TO BE DONE
Repeat what the lines below say, word for word, and skip every image.

[START OF SOURCE EXCERPT]

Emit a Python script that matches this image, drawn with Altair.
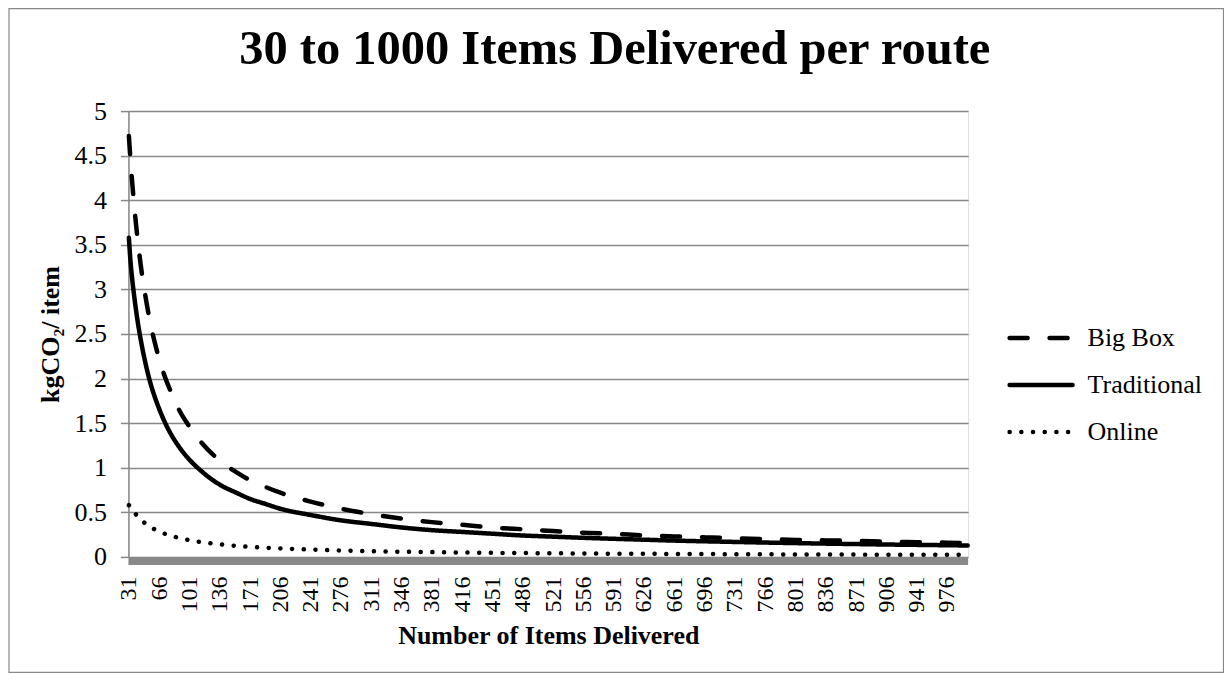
import altair as alt
import pandas as pd

series_names = ["Big Box", "Traditional", "Online"]

items = [31, 33, 35, 38, 41, 45, 50, 55, 60, 66, 73, 80, 90, 101, 115, 136, 155,
         171, 190, 206, 241, 276, 311, 346, 381, 416, 451, 486, 521, 556, 591, 626,
         661, 696, 731, 766, 801, 836, 871, 906, 941, 976, 1000]

big_box = [4.72, 4.43, 4.18, 3.85, 3.57, 3.25, 2.93, 2.66, 2.44, 2.22, 2.01, 1.84,
           1.63, 1.46, 1.28, 1.08, 0.95, 0.86, 0.78, 0.72, 0.62, 0.54, 0.48, 0.43,
           0.39, 0.36, 0.33, 0.31, 0.29, 0.27, 0.26, 0.24, 0.23, 0.22, 0.21, 0.20,
           0.19, 0.185, 0.18, 0.17, 0.165, 0.16, 0.155]

traditional = [3.58, 3.30, 3.10, 2.86, 2.65, 2.42, 2.18, 1.98, 1.82, 1.66, 1.50,
               1.37, 1.22, 1.09, 0.96, 0.81, 0.72, 0.65, 0.59, 0.54, 0.47, 0.41,
               0.37, 0.33, 0.30, 0.28, 0.26, 0.24, 0.227, 0.214, 0.203, 0.193,
               0.183, 0.175, 0.168, 0.161, 0.155, 0.149, 0.144, 0.139, 0.135,
               0.131, 0.128]

online = [0.58, 0.565, 0.53, 0.49, 0.455, 0.416, 0.375, 0.341, 0.313, 0.285, 0.258,
          0.236, 0.21, 0.188, 0.166, 0.141, 0.124, 0.113, 0.102, 0.095, 0.082,
          0.072, 0.064, 0.058, 0.054, 0.049, 0.046, 0.043, 0.041, 0.038, 0.036,
          0.035, 0.033, 0.032, 0.030, 0.029, 0.028, 0.027, 0.026, 0.025, 0.025,
          0.024, 0.023]

x_tick_labels = [31, 66, 101, 136, 171, 206, 241, 276, 311, 346, 381, 416, 451, 486,
                 521, 556, 591, 626, 661, 696, 731, 766, 801, 836, 871, 906, 941, 976]
y_tick_labels = [0, 0.5, 1, 1.5, 2, 2.5, 3, 3.5, 4, 4.5, 5]
chart_title = "30 to 1000 Items Delivered per route"

rows = []
for name, vals in zip(series_names, [big_box, traditional, online]):
    for n, v in zip(items, vals):
        rows.append({"series": name, "items": n, "value": v})
df = pd.DataFrame(rows)

legend_df = pd.DataFrame([{"series": s, "end": e} for s in series_names for e in (0, 1)])
label_df = pd.DataFrame({"series": series_names})

SERIF = "Liberation Serif"
W, H = 840, 446
GRAY = "#888888"

dash_scale = alt.Scale(domain=series_names, range=[[18, 22], [1, 0], [0.1, 11.6]])
width_scale = alt.Scale(domain=series_names, range=[4.5, 4.5, 5.5])

lines = alt.Chart(df).mark_line(color="black", strokeCap="round", interpolate="monotone").encode(
    x=alt.X("items:Q",
            scale=alt.Scale(domain=[30.5, 1000.5], nice=False, zero=False),
            axis=alt.Axis(values=x_tick_labels, labelAngle=-90, labelFont=SERIF,
                          labelFontSize=24, labelColor="black", ticks=False,
                          domain=False, grid=False, labelPadding=19,
                          labelOverlap=False, labelFlush=False,
                          title="Number of Items Delivered", titleFont=SERIF,
                          titleFontSize=26, titleFontWeight="bold",
                          titleColor="black", titlePadding=11)),
    y=alt.Y("value:Q",
            scale=alt.Scale(domain=[0, 5], nice=False),
            axis=alt.Axis(values=y_tick_labels, format=".1~f", labelFont=SERIF,
                          labelFontSize=26, labelColor="black", tickSize=8,
                          tickColor=GRAY, tickWidth=1.5, domainColor=GRAY,
                          domainWidth=1.5, gridColor=GRAY, gridWidth=1.5,
                          labelPadding=14, title="kgCO₂/ item", titleFont=SERIF,
                          titleFontSize=26, titleFontWeight="bold",
                          titleColor="black", titlePadding=10)),
    strokeDash=alt.StrokeDash("series:N", scale=dash_scale, legend=None),
    strokeWidth=alt.StrokeWidth("series:N", scale=width_scale, legend=None),
    detail="series:N",
)

band = alt.Chart(pd.DataFrame({"k": [0]})).mark_rect(color=GRAY).encode(
    x=alt.value(0), x2=alt.value(W), y=alt.value(H), y2=alt.value(H + 8)
)

leg_lines = alt.Chart(legend_df).mark_line(color="black", strokeCap="round").encode(
    x=alt.X("end:Q", scale=alt.Scale(domain=[0, 1], range=[881.5, 944.5]), axis=None),
    y=alt.Y("series:N", scale=alt.Scale(type="point", domain=series_names,
                                         range=[227, 321], padding=0), axis=None),
    strokeDash=alt.StrokeDash("series:N", scale=dash_scale, legend=None),
    strokeWidth=alt.StrokeWidth("series:N", scale=width_scale, legend=None),
    detail="series:N",
)

leg_text = alt.Chart(label_df).mark_text(align="left", baseline="middle", font=SERIF,
                                          fontSize=26, color="black").encode(
    x=alt.value(959.5),
    y=alt.Y("series:N", scale=alt.Scale(type="point", domain=series_names,
                                         range=[227, 321], padding=0), axis=None),
    text="series:N",
)

title_mark = alt.Chart(pd.DataFrame({"t": [chart_title]})).mark_text(
    align="center", baseline="middle", font=SERIF, fontSize=48.5, fontWeight="bold",
    color="black").encode(
    x=alt.value(486.5), y=alt.value(-62), text="t:N"
)

border = alt.Chart(pd.DataFrame({"k": [0]})).mark_rect(
    filled=False, stroke=GRAY, strokeWidth=1.2).encode(
    x=alt.value(-119.5), x2=alt.value(1095.5), y=alt.value(-102.5), y2=alt.value(561.5)
)

chart = alt.layer(lines, band, leg_lines, leg_text, title_mark, border).resolve_scale(
    x="independent", y="independent"
).properties(
    width=W, height=H,
    autosize=alt.AutoSizeParams(type="none"),
    padding={"left": 120.5, "top": 103, "right": 256, "bottom": 116},
).configure_view(stroke=None).configure(background="white")

chart.save("out.html", embed_options={"renderer": "svg", "actions": False})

[END OF SOURCE EXCERPT]

ANSWER TO THIS TASK
Emit a Python script that matches this image, drawn with Altair.
import altair as alt
import pandas as pd

series_names = ["Big Box", "Traditional", "Online"]

items = [31, 33, 35, 38, 41, 45, 50, 55, 60, 66, 73, 80, 90, 101, 115, 136, 155,
         171, 190, 206, 241, 276, 311, 346, 381, 416, 451, 486, 521, 556, 591, 626,
         661, 696, 731, 766, 801, 836, 871, 906, 941, 976, 1000]

big_box = [4.72, 4.43, 4.18, 3.85, 3.57, 3.25, 2.93, 2.66, 2.44, 2.22, 2.01, 1.84,
           1.63, 1.46, 1.28, 1.08, 0.95, 0.86, 0.78, 0.72, 0.62, 0.54, 0.48, 0.43,
           0.39, 0.36, 0.33, 0.31, 0.29, 0.27, 0.26, 0.24, 0.23, 0.22, 0.21, 0.20,
           0.19, 0.185, 0.18, 0.17, 0.165, 0.16, 0.155]

traditional = [3.58, 3.30, 3.10, 2.86, 2.65, 2.42, 2.18, 1.98, 1.82, 1.66, 1.50,
               1.37, 1.22, 1.09, 0.96, 0.81, 0.72, 0.65, 0.59, 0.54, 0.47, 0.41,
               0.37, 0.33, 0.30, 0.28, 0.26, 0.24, 0.227, 0.214, 0.203, 0.193,
               0.183, 0.175, 0.168, 0.161, 0.155, 0.149, 0.144, 0.139, 0.135,
               0.131, 0.128]

online = [0.58, 0.565, 0.53, 0.49, 0.455, 0.416, 0.375, 0.341, 0.313, 0.285, 0.258,
          0.236, 0.21, 0.188, 0.166, 0.141, 0.124, 0.113, 0.102, 0.095, 0.082,
          0.072, 0.064, 0.058, 0.054, 0.049, 0.046, 0.043, 0.041, 0.038, 0.036,
          0.035, 0.033, 0.032, 0.030, 0.029, 0.028, 0.027, 0.026, 0.025, 0.025,
          0.024, 0.023]

x_tick_labels = [31, 66, 101, 136, 171, 206, 241, 276, 311, 346, 381, 416, 451, 486,
                 521, 556, 591, 626, 661, 696, 731, 766, 801, 836, 871, 906, 941, 976]
y_tick_labels = [0, 0.5, 1, 1.5, 2, 2.5, 3, 3.5, 4, 4.5, 5]
chart_title = "30 to 1000 Items Delivered per route"

rows = []
for name, vals in zip(series_names, [big_box, traditional, online]):
    for n, v in zip(items, vals):
        rows.append({"series": name, "items": n, "value": v})
df = pd.DataFrame(rows)

legend_df = pd.DataFrame([{"series": s, "end": e} for s in series_names for e in (0, 1)])
label_df = pd.DataFrame({"series": series_names})

SERIF = "Liberation Serif"
W, H = 840, 446
GRAY = "#888888"

dash_scale = alt.Scale(domain=series_names, range=[[18, 22], [1, 0], [0.1, 11.6]])
width_scale = alt.Scale(domain=series_names, range=[4.5, 4.5, 5.5])

lines = alt.Chart(df).mark_line(color="black", strokeCap="round", interpolate="monotone").encode(
    x=alt.X("items:Q",
            scale=alt.Scale(domain=[30.5, 1000.5], nice=False, zero=False),
            axis=alt.Axis(values=x_tick_labels, labelAngle=-90, labelFont=SERIF,
                          labelFontSize=24, labelColor="black", ticks=False,
                          domain=False, grid=False, labelPadding=19,
                          labelOverlap=False, labelFlush=False,
                          title="Number of Items Delivered", titleFont=SERIF,
                          titleFontSize=26, titleFontWeight="bold",
                          titleColor="black", titlePadding=11)),
    y=alt.Y("value:Q",
            scale=alt.Scale(domain=[0, 5], nice=False),
            axis=alt.Axis(values=y_tick_labels, format=".1~f", labelFont=SERIF,
                          labelFontSize=26, labelColor="black", tickSize=8,
                          tickColor=GRAY, tickWidth=1.5, domainColor=GRAY,
                          domainWidth=1.5, gridColor=GRAY, gridWidth=1.5,
                          labelPadding=14, title="kgCO₂/ item", titleFont=SERIF,
                          titleFontSize=26, titleFontWeight="bold",
                          titleColor="black", titlePadding=10)),
    strokeDash=alt.StrokeDash("series:N", scale=dash_scale, legend=None),
    strokeWidth=alt.StrokeWidth("series:N", scale=width_scale, legend=None),
    detail="series:N",
)

band = alt.Chart(pd.DataFrame({"k": [0]})).mark_rect(color=GRAY).encode(
    x=alt.value(0), x2=alt.value(W), y=alt.value(H), y2=alt.value(H + 8)
)

leg_lines = alt.Chart(legend_df).mark_line(color="black", strokeCap="round").encode(
    x=alt.X("end:Q", scale=alt.Scale(domain=[0, 1], range=[881.5, 944.5]), axis=None),
    y=alt.Y("series:N", scale=alt.Scale(type="point", domain=series_names,
                                         range=[227, 321], padding=0), axis=None),
    strokeDash=alt.StrokeDash("series:N", scale=dash_scale, legend=None),
    strokeWidth=alt.StrokeWidth("series:N", scale=width_scale, legend=None),
    detail="series:N",
)

leg_text = alt.Chart(label_df).mark_text(align="left", baseline="middle", font=SERIF,
                                          fontSize=26, color="black").encode(
    x=alt.value(959.5),
    y=alt.Y("series:N", scale=alt.Scale(type="point", domain=series_names,
                                         range=[227, 321], padding=0), axis=None),
    text="series:N",
)

title_mark = alt.Chart(pd.DataFrame({"t": [chart_title]})).mark_text(
    align="center", baseline="middle", font=SERIF, fontSize=48.5, fontWeight="bold",
    color="black").encode(
    x=alt.value(486.5), y=alt.value(-62), text="t:N"
)

border = alt.Chart(pd.DataFrame({"k": [0]})).mark_rect(
    filled=False, stroke=GRAY, strokeWidth=1.2).encode(
    x=alt.value(-119.5), x2=alt.value(1095.5), y=alt.value(-102.5), y2=alt.value(561.5)
)

chart = alt.layer(lines, band, leg_lines, leg_text, title_mark, border).resolve_scale(
    x="independent", y="independent"
).properties(
    width=W, height=H,
    autosize=alt.AutoSizeParams(type="none"),
    padding={"left": 120.5, "top": 103, "right": 256, "bottom": 116},
).configure_view(stroke=None).configure(background="white")

chart.save("out.html", embed_options={"renderer": "svg", "actions": False})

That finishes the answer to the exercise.